During the talks on Tuesday, Merkel received guarantees from PSA chief executive Carlos Tavares that the French company would uphold existing job, investment and site guarantees and maintain Opel as an independent company.
"It is now up to the companies concerned to bring their discussions to conclusion. The chancellor will accompany this process positively," said Steffen Seibert, Merkel's spokesman.
The surprise announcement last week that Peugeot and Citroen maker PSA was eyeing GM's European brands Opel and Vauxhall prompted fears in Germany and Britain that the prospective new owner could cut non-French jobs if the deal goes ahead.
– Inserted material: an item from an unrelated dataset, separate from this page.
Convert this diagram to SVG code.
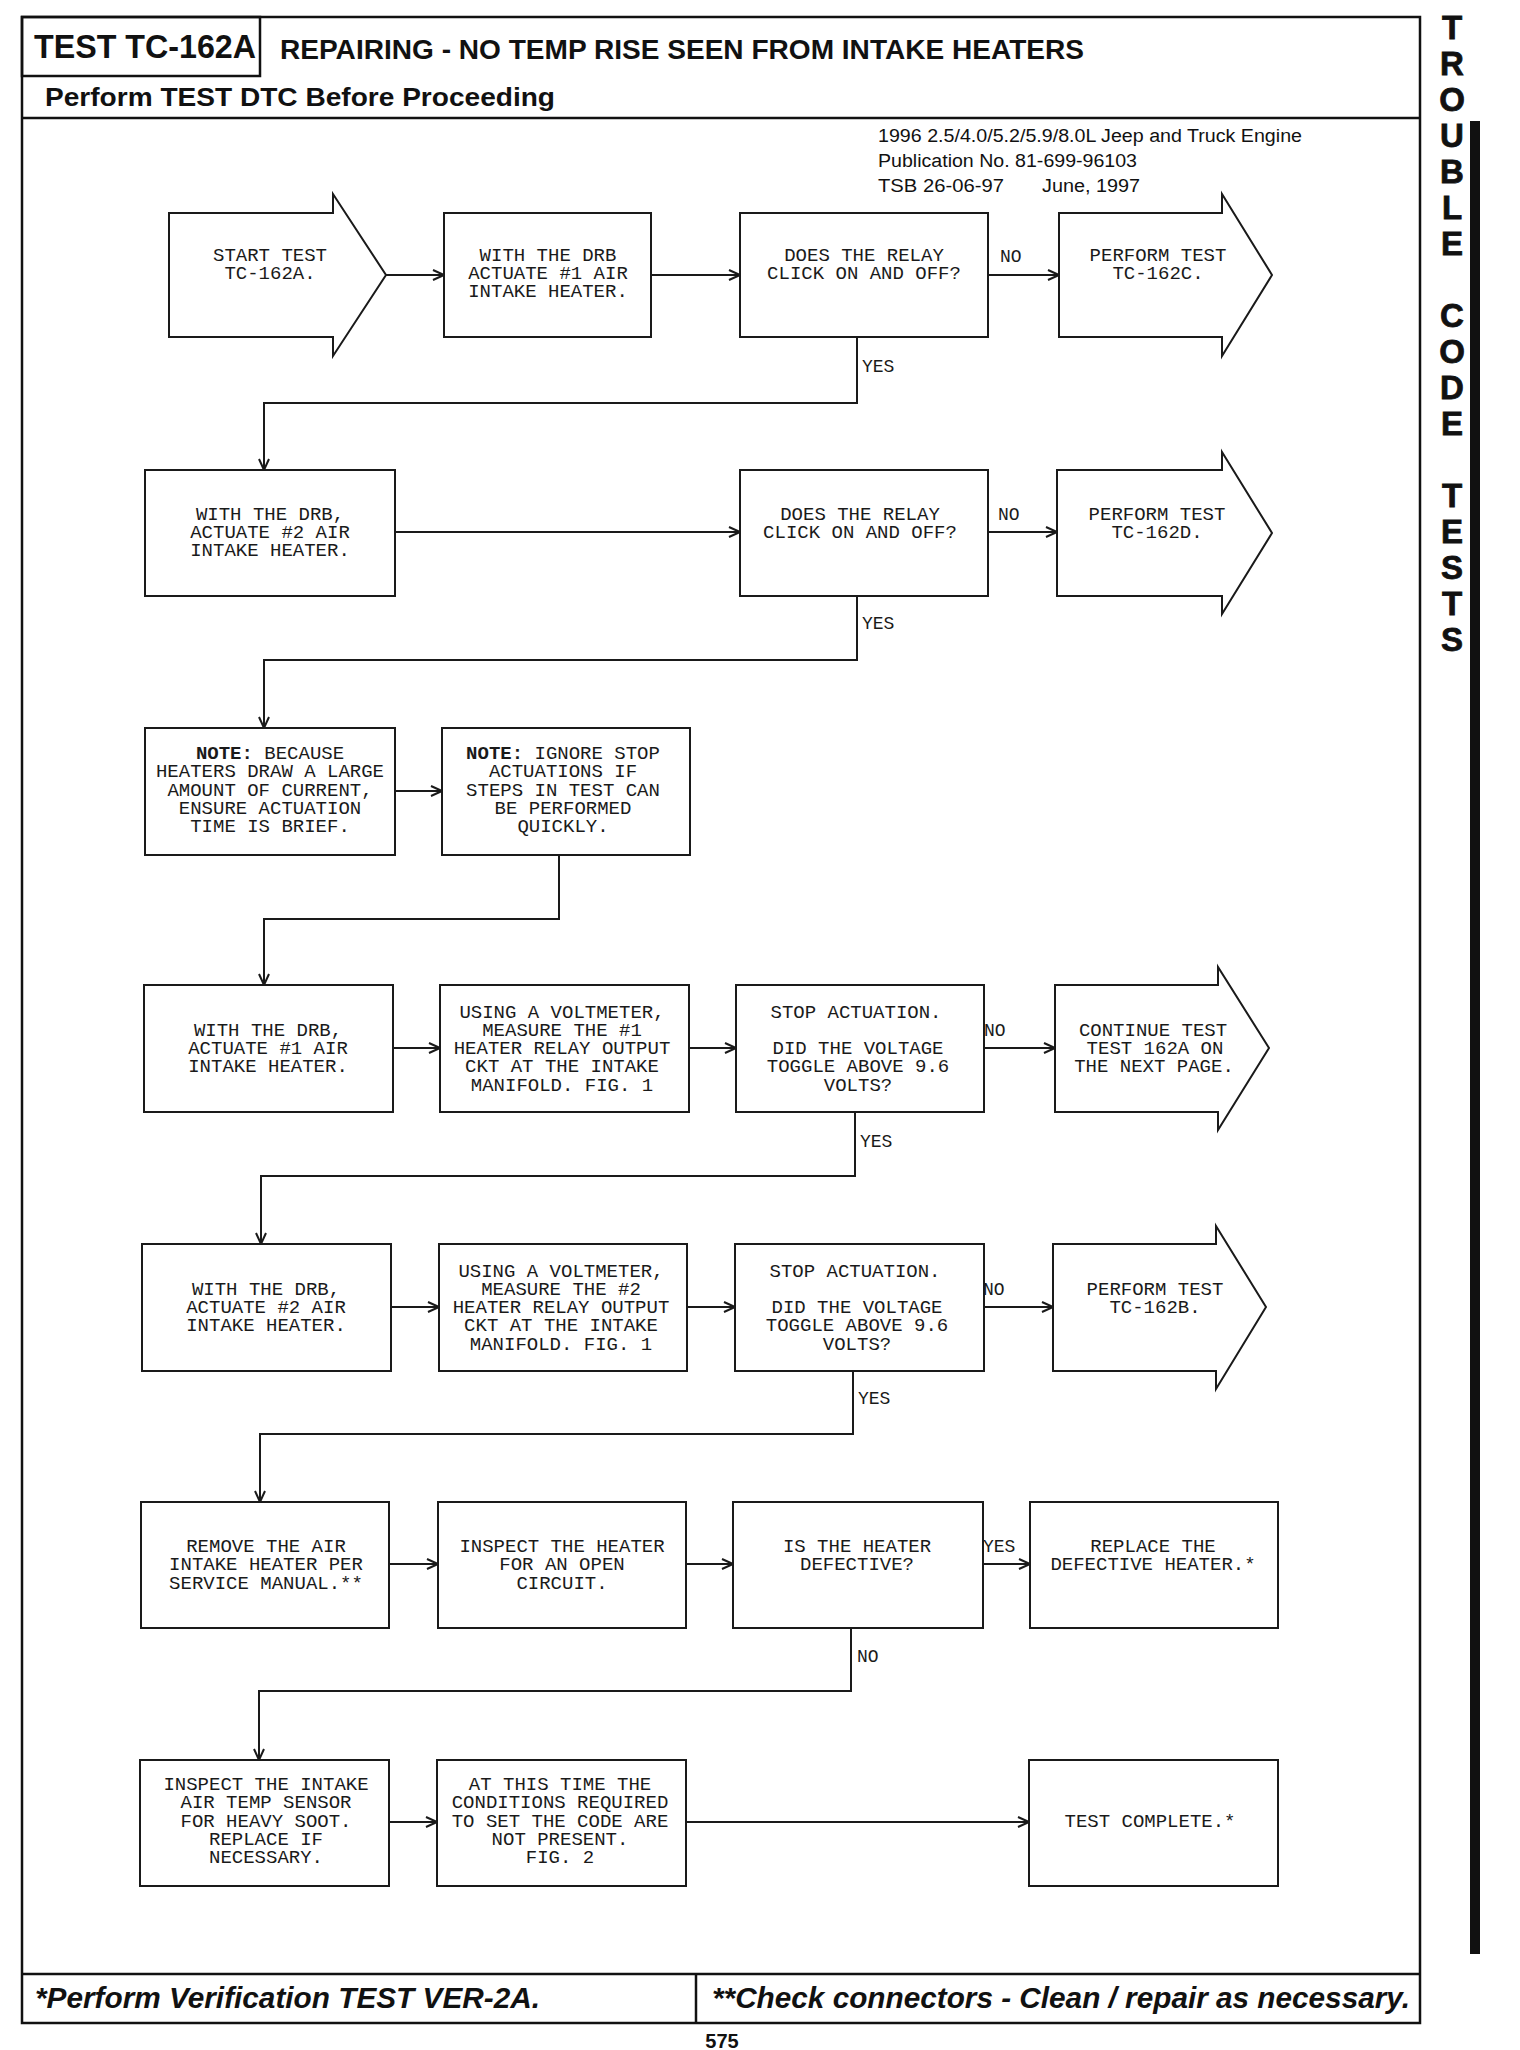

But Opel workers have secured a jobs guarantee from the current management that runs until the end of 2018 and a pledge to continue investing in German sites until 2020, among other deals.
Opel operates some 10 factories in Europe spread across six countries, and had 35,600 employees at the end of 2015 -- 18,250 of them in Germany.
Founded in 1862, Opel, with its lightning-bolt emblem, has long been a familiar sight on German and European roads.
But in recent years the firm has booked repeated losses, costing Detroit-based GM around $15 billion (14 billion euros) since 2000.
A sharp fall in the pound since Britain's vote to quit the EU last June sank Opel's hopes of getting back into the black in 2016, and it ended up reporting a loss of $257 million.
Britain, where it sells vehicles under the Vauxhall brand, is Opel's largest European market.
British Prime Minister Theresa May is due to hold talks with Tavares in the near future to discuss his plans for Vauxhall.